Wednesday, August 29, 2007

Lotta poor people in Milwaukee

Unshocking. I drive through it every day.

But if this article is supposed to make me feel bad and want to volunteer to hand over more of my paycheck to the state of Wisconsin--quotes about $4 cups of coffee and Ozaukee County--for redistribution, it failed. For starters, I can't afford to own a house ANYWHERE in WI, and I live and work in neighborhoods where no one in their right mind would open a coffee shop (the Subway a block from work went out of business in less than a year). I need my paycheck so I can get the hell out of renting shitty apartments.

Then, the main anecdote is a 41-year-old grandmother of five. Nothing wrong with a 41-yo grandmother in theory; it's better for a woman to have a baby when she's twenty than to wait until her mid-thirties. But all five grandchildren live with her. The article doesn't mention the whereabouts of the parents, but by my math, that's somewhere between two and ten adults who aren't acting like adults.

If this woman's kids hadn't chosen to dump their offspring on her, her "poverty trap" springs wide open. If the parents were raising their own damn kids, she has time to get into some additional education or take a longer bus ride to a better paying job. Even if they live with her to save money, they could still contribute a paycheck to the household income, or leave her with time to improve her own situation...(Can baby daddies be forced to give child support to their child's maternal grandmother if she's raising the baby?)

But nowhere in this article does anyone mention that people having babies they don't bother to care for could be a factor in a city's poverty rate.

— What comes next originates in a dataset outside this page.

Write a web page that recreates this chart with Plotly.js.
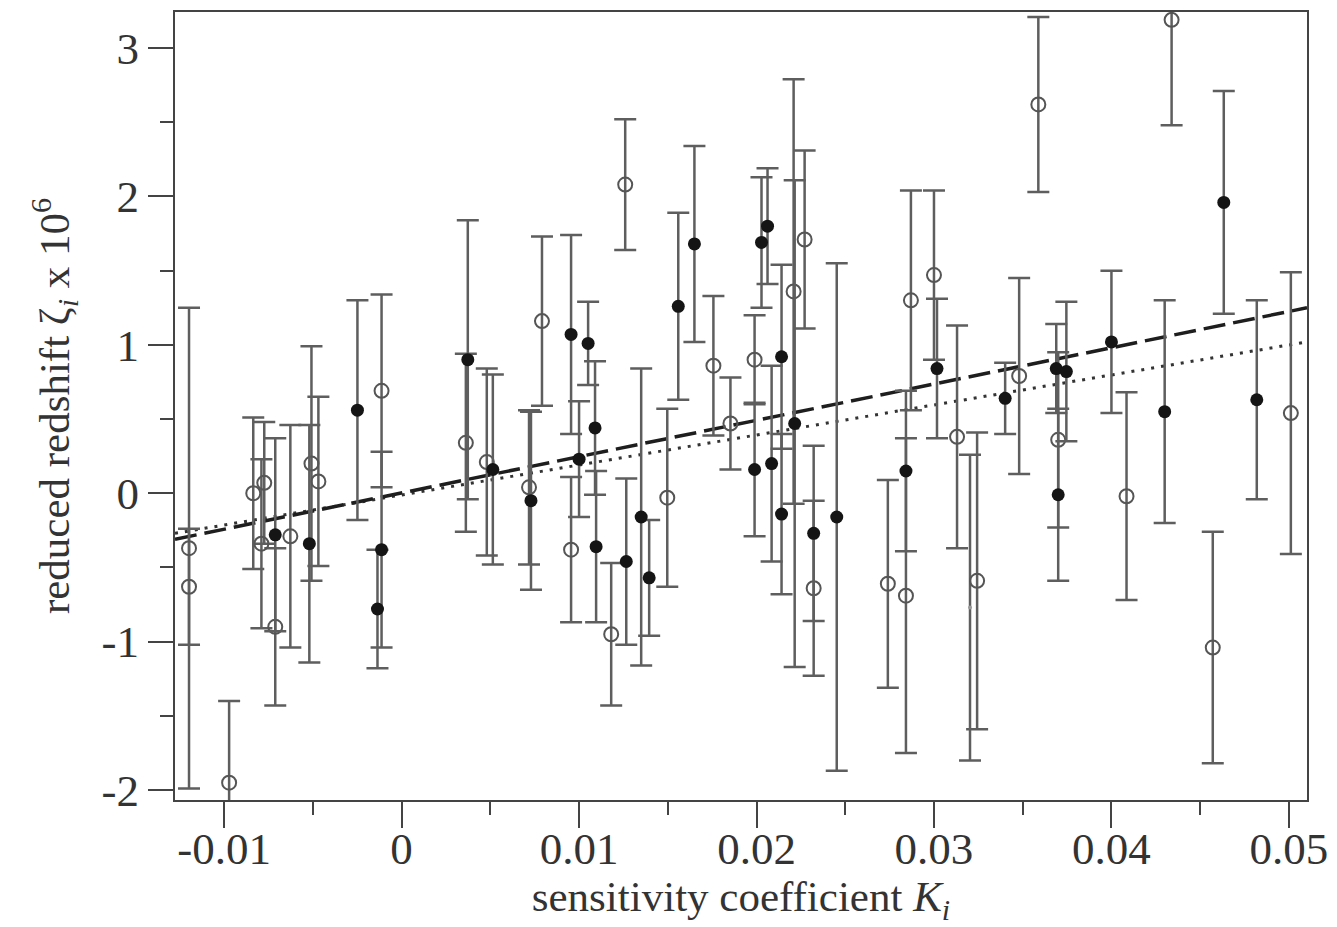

I feel really bad for this woman; I had to live with my sister for a couple of months when I couldn't find a job that paid more than $6/hr and I felt like shit every second until I found a job and moved to Milwaukee. But a string of bad choices I made led up to that period of my life, and a whole string of bad choices this woman and her children made have led to this period in her life. I expect to pay for my own bad choices (I think I've finally retired all the debt accrued during my last bout of unemployment, but my credit score is hosed), but I draw the line at subsidizing the bad choices of others.